#### Stored data:
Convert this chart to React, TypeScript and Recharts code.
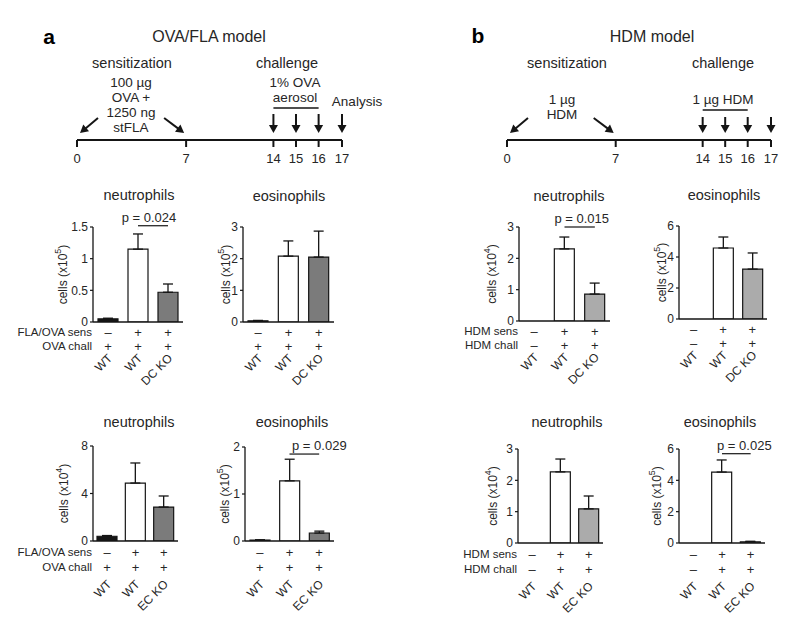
import React from 'react';
import {
  BarChart, Bar, XAxis, YAxis, ErrorBar, Cell, ReferenceLine, ScatterChart, Scatter,
} from 'recharts';

const FONT = '"Liberation Sans", Arial, Helvetica, sans-serif';
const INK = '#262626';
const LINE = '#151515';

// ---- timeline (schematic, compressed after day 7) ----
const timelineDays = ['0', '7', '14', '15', '16', '17'];
const timelinePos = [0, 7, 12.6, 14.05, 15.5, 17];
const arrowDirs = ['dl', 'dr', 'd', 'd', 'd', 'd'];

// ---- groups and row annotations ----
const groups = ['ctrl', 'wt', 'ko'];
const ovaSens = ['–', '+', '+'];
const ovaChall = ['+', '+', '+'];
const hdmSens = ['–', '+', '+'];
const hdmChall = ['–', '+', '+'];
const dcGenotypes = ['WT', 'WT', 'DC KO'];
const ecGenotypes = ['WT', 'WT', 'EC KO'];

// ---- values (mean, sem) ----
const ovaDcNeutro = [0.05, 1.15, 0.47];
const ovaDcNeutroSem = [0.01, 0.24, 0.13];
const ovaDcEos = [0.04, 2.08, 2.05];
const ovaDcEosSem = [0.01, 0.48, 0.82];
const ovaEcNeutro = [0.4, 4.88, 2.86];
const ovaEcNeutroSem = [0.06, 1.69, 0.93];
const ovaEcEos = [0.02, 1.28, 0.17];
const ovaEcEosSem = [0.005, 0.46, 0.04];
const hdmDcNeutro = [0, 2.3, 0.86];
const hdmDcNeutroSem = [0, 0.38, 0.35];
const hdmDcEos = [0, 4.58, 3.22];
const hdmDcEosSem = [0, 0.71, 1.04];
const hdmEcNeutro = [0, 2.27, 1.09];
const hdmEcNeutroSem = [0, 0.41, 0.41];
const hdmEcEos = [0, 4.53, 0.08];
const hdmEcEosSem = [0, 0.77, 0.03];

// ---- tick sets ----
const ticks15 = [0, 0.5, 1, 1.5];
const ticks2 = [0, 1, 2];
const ticks3 = [0, 1, 2, 3];
const ticks6 = [0, 2, 4, 6];
const ticks8 = [0, 4, 8];

const colorsA = ['#151515', '#ffffff', '#7b7b7b'];
const colorsB = ['#151515', '#ffffff', '#ababab'];

const rowsTop = [10, 24, 37];
const rowsBottom = [11, 26, 44];

const T = ({ x, y, size = 14, bold = false, children }: any) => (
  <div
    style={{
      position: 'absolute', left: x, top: y, transform: 'translate(-50%, -50%)',
      fontSize: size, fontWeight: bold ? 700 : 400, whiteSpace: 'nowrap', lineHeight: 1,
      color: bold ? '#000' : INK,
    }}
  >
    {children}
  </div>
);

function TimelineArrow(props: any) {
  const { cx, cy, payload, len } = props;
  let tail, head;
  if (payload.dir === 'dl') {
    tail = [cx + 21, cy - 22];
    head = [cx + 3, cy - 7];
  } else if (payload.dir === 'dr') {
    tail = [cx - 22, cy - 22];
    head = [cx - 2, cy - 7];
  } else {
    tail = [cx, cy - 7 - len];
    head = [cx, cy - 7];
  }
  const dx = head[0] - tail[0];
  const dy = head[1] - tail[1];
  const d = Math.sqrt(dx * dx + dy * dy);
  const ux = dx / d, uy = dy / d;
  const nx = -uy, ny = ux;
  const hl = 8, hw = 4.5;
  const bx = head[0] - ux * hl, by = head[1] - uy * hl;
  return (
    <g>
      <line x1={tail[0]} y1={tail[1]} x2={bx + ux * 2} y2={by + uy * 2} stroke={LINE} strokeWidth={2} />
      <polygon
        points={`${head[0]},${head[1]} ${bx + nx * hw},${by + ny * hw} ${bx - nx * hw},${by - ny * hw}`}
        fill={LINE}
      />
    </g>
  );
}

function Timeline({ left, plotLeft, plotRight, arrowLen, underline }: any) {
  const W = 400;
  const data = timelinePos.map((p, i) => ({ pos: p, y: 0, dir: arrowDirs[i] }));
  return (
    <div style={{ position: 'absolute', left, top: 0 }}>
      <ScatterChart width={W} height={180} margin={{ top: 100, right: W - plotRight, bottom: 10, left: plotLeft }}>
        <XAxis
          type="number" dataKey="pos" domain={[0, 17]} ticks={timelinePos} interval={0}
          tickFormatter={(v: number) => timelineDays[timelinePos.indexOf(v)]}
          height={30} tickSize={7} tickMargin={7}
          axisLine={{ stroke: LINE, strokeWidth: 2 }}
          tickLine={{ stroke: LINE, strokeWidth: 2 }}
          tick={{ fill: INK, fontSize: 13, fontFamily: FONT }}
        />
        <YAxis type="number" dataKey="y" domain={[0, 1]} hide width={0} />
        <ReferenceLine
          segment={[{ x: timelinePos[2], y: underline }, { x: timelinePos[4], y: underline }]}
          stroke={LINE} strokeWidth={1.5} ifOverflow="visible"
        />
        <Scatter
          data={data}
          isAnimationActive={false}
          shape={(p: any) => <TimelineArrow {...p} len={arrowLen} />}
        />
      </ScatterChart>
    </div>
  );
}

const ML = 110, MT = 50, MR = 26, MB = 80;

function CellChart({ cfg }: any) {
  const plotW = cfg.x1 - cfg.x0;
  const plotH = cfg.y0 - cfg.yTop;
  const catW = plotW / groups.length;
  const data = groups.map((g, i) => ({ group: g, value: cfg.values[i], err: [0, cfg.sem[i]] }));

  const renderTick = (props: any) => {
    const { x, y, payload } = props;
    const i = groups.indexOf(payload.value);
    const r = cfg.rows;
    const txt = { fill: INK, fontFamily: FONT };
    return (
      <g>
        {i === 0 && cfg.rowLabels && (
          <g>
            <text x={x - catW / 2 - 1} y={y + r[0]} textAnchor="end" dominantBaseline="central" fontSize={11.5} {...txt}>
              {cfg.rowLabels[0]}
            </text>
            <text x={x - catW / 2 - 1} y={y + r[1]} textAnchor="end" dominantBaseline="central" fontSize={11.5} {...txt}>
              {cfg.rowLabels[1]}
            </text>
          </g>
        )}
        <text x={x} y={y + r[0]} textAnchor="middle" dominantBaseline="central" fontSize={13} {...txt}>
          {cfg.sens[i]}
        </text>
        <text x={x} y={y + r[1]} textAnchor="middle" dominantBaseline="central" fontSize={13} {...txt}>
          {cfg.chall[i]}
        </text>
        <text
          transform={`translate(${x + 5},${y + r[2]}) rotate(-45)`}
          textAnchor="end" fontSize={12} {...txt}
        >
          {cfg.geno[i]}
        </text>
      </g>
    );
  };

  const YLab = () => (
    <text
      transform={`translate(${ML - cfg.labelDx},${MT + plotH / 2}) rotate(-90)`}
      textAnchor="middle" dominantBaseline="central" fontSize={12} fill={INK} fontFamily={FONT}
    >
      cells (x10
      <tspan dy={-5} fontSize={9}>{cfg.exp}</tspan>
      <tspan dy={5}>)</tspan>
    </text>
  );

  return (
    <>
      <div style={{ position: 'absolute', left: cfg.x0 - ML, top: cfg.yTop - MT }}>
        <BarChart
          width={ML + plotW + MR} height={MT + plotH + MB} data={data}
          margin={{ top: MT, right: MR, bottom: 0, left: ML - 50 }}
          barSize={20}
        >
          <XAxis
            dataKey="group" type="category" height={MB} interval={0}
            tickSize={0} tickMargin={0} tickLine={false}
            axisLine={{ stroke: LINE, strokeWidth: 1.3 }}
            tick={renderTick}
          />
          <YAxis
            type="number" width={50} domain={[0, cfg.yMax]} ticks={cfg.ticks} interval={0}
            allowDataOverflow tickSize={3} tickMargin={2}
            axisLine={{ stroke: LINE, strokeWidth: 1.3 }}
            tickLine={{ stroke: LINE, strokeWidth: 1.2 }}
            tick={{ fill: INK, fontSize: 12, fontFamily: FONT }}
            label={<YLab />}
          />
          {cfg.p && (
            <ReferenceLine
              segment={[{ x: groups[1], y: cfg.p.y }, { x: groups[2], y: cfg.p.y }]}
              stroke={LINE} strokeWidth={1.2} ifOverflow="visible"
              label={{ value: cfg.p.text, position: 'top', offset: 4, dx: cfg.p.dx, fill: INK, fontSize: 13, fontFamily: FONT }}
            />
          )}
          <Bar dataKey="value" isAnimationActive={false} stroke={LINE} strokeWidth={1.2}>
            {data.map((d, i) => (
              <Cell key={d.group} fill={cfg.colors[i]} />
            ))}
            <ErrorBar dataKey="err" direction="y" width={5} stroke={LINE} strokeWidth={1.3} />
          </Bar>
        </BarChart>
      </div>
      <T x={cfg.titleX} y={cfg.titleY} size={14.5}>{cfg.title}</T>
    </>
  );
}

const charts = [
  {
    x0: 93, x1: 183, yTop: 227, y0: 322, yMax: 1.5, ticks: ticks15,
    values: ovaDcNeutro, sem: ovaDcNeutroSem, colors: colorsA,
    title: 'neutrophils', titleX: 139, titleY: 195, exp: '5', labelDx: 30,
    p: { text: 'p = 0.024', y: 1.52, dx: -4 },
    sens: ovaSens, chall: ovaChall, geno: dcGenotypes, rowLabels: ['FLA/OVA sens', 'OVA chall'], rows: rowsTop,
  },
  {
    x0: 243, x1: 334, yTop: 227, y0: 322, yMax: 3, ticks: ticks3,
    values: ovaDcEos, sem: ovaDcEosSem, colors: colorsA,
    title: 'eosinophils', titleX: 289, titleY: 196, exp: '5', labelDx: 17,
    sens: ovaSens, chall: ovaChall, geno: dcGenotypes, rows: rowsTop,
  },
  {
    x0: 93, x1: 178, yTop: 446, y0: 541, yMax: 8, ticks: ticks8,
    values: ovaEcNeutro, sem: ovaEcNeutroSem, colors: colorsA,
    title: 'neutrophils', titleX: 139, titleY: 422, exp: '4', labelDx: 29,
    sens: ovaSens, chall: ovaChall, geno: ecGenotypes, rowLabels: ['FLA/OVA sens', 'OVA chall'], rows: rowsBottom,
  },
  {
    x0: 245, x1: 334, yTop: 447, y0: 541, yMax: 2, ticks: ticks2,
    values: ovaEcEos, sem: ovaEcEosSem, colors: colorsA,
    title: 'eosinophils', titleX: 292, titleY: 422, exp: '5', labelDx: 20,
    p: { text: 'p = 0.029', y: 1.85, dx: 15 },
    sens: ovaSens, chall: ovaChall, geno: ecGenotypes, rows: rowsBottom,
  },
  {
    x0: 519, x1: 610, yTop: 227, y0: 321, yMax: 3, ticks: ticks3,
    values: hdmDcNeutro, sem: hdmDcNeutroSem, colors: colorsB,
    title: 'neutrophils', titleX: 569, titleY: 196, exp: '4', labelDx: 27,
    p: { text: 'p = 0.015', y: 3.0, dx: 2 },
    sens: hdmSens, chall: hdmChall, geno: dcGenotypes, rowLabels: ['HDM sens', 'HDM chall'], rows: rowsTop,
  },
  {
    x0: 679, x1: 767, yTop: 226, y0: 319, yMax: 6, ticks: ticks6,
    values: hdmDcEos, sem: hdmDcEosSem, colors: colorsB,
    title: 'eosinophils', titleX: 724, titleY: 195, exp: '5', labelDx: 17,
    sens: hdmSens, chall: hdmChall, geno: dcGenotypes, rows: rowsTop,
  },
  {
    x0: 518, x1: 603, yTop: 449, y0: 543, yMax: 3, ticks: ticks3,
    values: hdmEcNeutro, sem: hdmEcNeutroSem, colors: colorsB,
    title: 'neutrophils', titleX: 567, titleY: 422, exp: '4', labelDx: 25,
    sens: hdmSens, chall: hdmChall, geno: ecGenotypes, rowLabels: ['HDM sens', 'HDM chall'], rows: rowsBottom,
  },
  {
    x0: 679, x1: 765, yTop: 449, y0: 543, yMax: 6, ticks: ticks6,
    values: hdmEcEos, sem: hdmEcEosSem, colors: colorsB,
    title: 'eosinophils', titleX: 720, titleY: 422, exp: '5', labelDx: 22,
    p: { text: 'p = 0.025', y: 5.7, dx: 8 },
    sens: hdmSens, chall: hdmChall, geno: ecGenotypes, rows: rowsBottom,
  },
];

export default function App() {
  return (
    <div
      style={{
        position: 'absolute', left: 0, top: 0, width: 800, height: 625,
        background: '#fff', fontFamily: FONT, color: INK, overflow: 'hidden',
      }}
    >
      {/* panel a header */}
      <T x={49} y={36} size={21} bold>a</T>
      <T x={209} y={37} size={16}>OVA/FLA model</T>
      <T x={132} y={63} size={14.5}>sensitization</T>
      <T x={131} y={83} size={13.5}>100 µg</T>
      <T x={131} y={98} size={13.5}>OVA +</T>
      <T x={131} y={113} size={13.5}>1250 ng</T>
      <T x={131} y={128} size={13.5}>stFLA</T>
      <T x={287} y={63} size={14.5}>challenge</T>
      <T x={295} y={83} size={13.5}>1% OVA</T>
      <T x={295} y={98} size={13.5}>aerosol</T>
      <T x={357} y={102} size={13.5}>Analysis</T>
      <Timeline left={0} plotLeft={77} plotRight={342} arrowLen={19} underline={0.8} />

      {/* panel b header */}
      <T x={478} y={35} size={21} bold>b</T>
      <T x={652} y={37} size={16}>HDM model</T>
      <T x={567} y={63} size={14.5}>sensitization</T>
      <T x={723} y={63} size={14.5}>challenge</T>
      <T x={562} y={100} size={13.5}>1 µg</T>
      <T x={562} y={115} size={13.5}>HDM</T>
      <T x={723} y={100} size={13.5}>1 µg HDM</T>
      <Timeline left={400} plotLeft={107} plotRight={371} arrowLen={16} underline={0.75} />

      {charts.map((c, i) => (
        <CellChart key={i} cfg={c} />
      ))}
    </div>
  );
}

#### Task goal:
Every line from the start of the listing above through the line with "const arrowDirs = ['dl', 'dr', 'd', 'd', 'd', 'd'];" should be repeated exactly; skip the pictures and add nothing else.

#### Complete response:
Convert this chart to React, TypeScript and Recharts code.
import React from 'react';
import {
  BarChart, Bar, XAxis, YAxis, ErrorBar, Cell, ReferenceLine, ScatterChart, Scatter,
} from 'recharts';

const FONT = '"Liberation Sans", Arial, Helvetica, sans-serif';
const INK = '#262626';
const LINE = '#151515';

// ---- timeline (schematic, compressed after day 7) ----
const timelineDays = ['0', '7', '14', '15', '16', '17'];
const timelinePos = [0, 7, 12.6, 14.05, 15.5, 17];
const arrowDirs = ['dl', 'dr', 'd', 'd', 'd', 'd'];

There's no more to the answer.